12.11.22

TRANSFERÊNCIA DE USO | Maria Inês Gomes

 

TRANSFERÊNCIA DE USO | Maria Inês Gomes

 

Partindo de uma lista de verbos, que descrevam ações do corpo ou de manutenção do mesmo, e de uma segunda lista que compila ações/verbos ligados ao léxico do desenho, foi proposta a realização de três exercícios que explorassem a descontextualização e transferência desses mesmo gestos para novos contextos/campos performativos.

 

Exercício 1


Transferência-de-uso de uma ação para os suportes e processos do desenho




 

Num primeiro momento, elegi o verbo lavar, como gesto/ação para transferir do campo quotidiano, para o campo do desenho. O ato de lavar, é geralmente ligado ao ato de cuidar e manter um espaço/um corpo, mas se pensarmos no ato literal de lavar um desenho, essa ação remeter-nos-ia para a sua destruição/degradação. Contudo, ao utilizar pigmento e um desperdício, e proceder ao ato de lavar uma folha de papel com o mesmo, produz-se um desenho/registo dessa ação. Esse ato repetido e frenético, gradualmente, foi ensopando e sujando a folha e produzindo ruído na mesma, sendo de seguida colocada num estendal improvisado para secar, como se de uma toalha se tratasse. Assim, cria-se uma antítese entre contextos, tornando o ato de lavar algo, uma ação de acrescento, e não de retiro; algo que não limpa ou purifica, mas sim que suja e contamina.


Exercício 2

Transferências entre duas ações de campos performativos distintos







Num segundo momento, foram escolhidos dois verbos não relacionados, um pertencente ao campo da manutenção do corpo – hidratar a pele – e um segundo pertencente ao campo da manutenção do espaço – engomar.
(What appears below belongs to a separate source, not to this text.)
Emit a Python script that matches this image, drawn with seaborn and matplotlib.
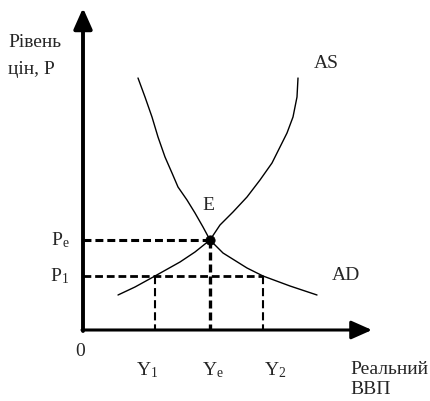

Através da conjugação da ação de polos opostos, cria-se uma certa contradição para com cada verbo escolhido. O ato de passar creme no corpo, remete-nos para o ato de cuidar e preservar, bem como o ato de engomar, encaminha-nos num sentido de cuidar e preservar algo a um estado imaculado, contudo ao passar a ferro um corpo não o estaríamos a preservar, mas sim, neste caso, a queimar. Esta ação, pode também ser lida como uma busca focada pelo preservar da beleza, pois subanalisando a questão, genericamente a ação de preservar o corpo é muito vendida e publicitada à figura da mulher (ex: cremes para as rugas), bem como o passar a ferro é um ato doméstico, que conservadoramente, é também muito associado à figura da mulher-cuidadora/ fada do lar. Assim, ao realizar uma ação de cuidado/preservação com um objeto que a danificaria, pode-nos levar a refletir sobre a figura de cuidadora/ faz-tudo e como esta se pode prejudicar ao tentar cuidar de tudo.


Exercício 3

Redireccionamento de um ato associado aos meios do desenho







Num último momento, devíamos pegar num verbo/ ação conotado ao desenho e transpô-lo para um espaço físico fora do papel. Escolhi então o ato de gravar, neste caso com recurso ao buril, e transpus esse gesto para uma zona de terra do jardim da faculdade. Criou-se assim um ciclo de criação de linhas, como quem escava canteiros na terra, e da sua subsequente diluição, por meio da ação de limpar a sujidade que vai surgindo ao gravar algo. Num gesto repetido, a ação cria e apaga o próprio registo do gesto, deixando o local no seu estado original, pré intervenção. Um pormenor engraçado, registado no vídeo da ação, foi o surgimento de um fio de plástico branco à medida que ia gravando a terra. Este fio ia-se desenterrando e surgia do solo, como a materialização acidental da linha que se apagava a si própria.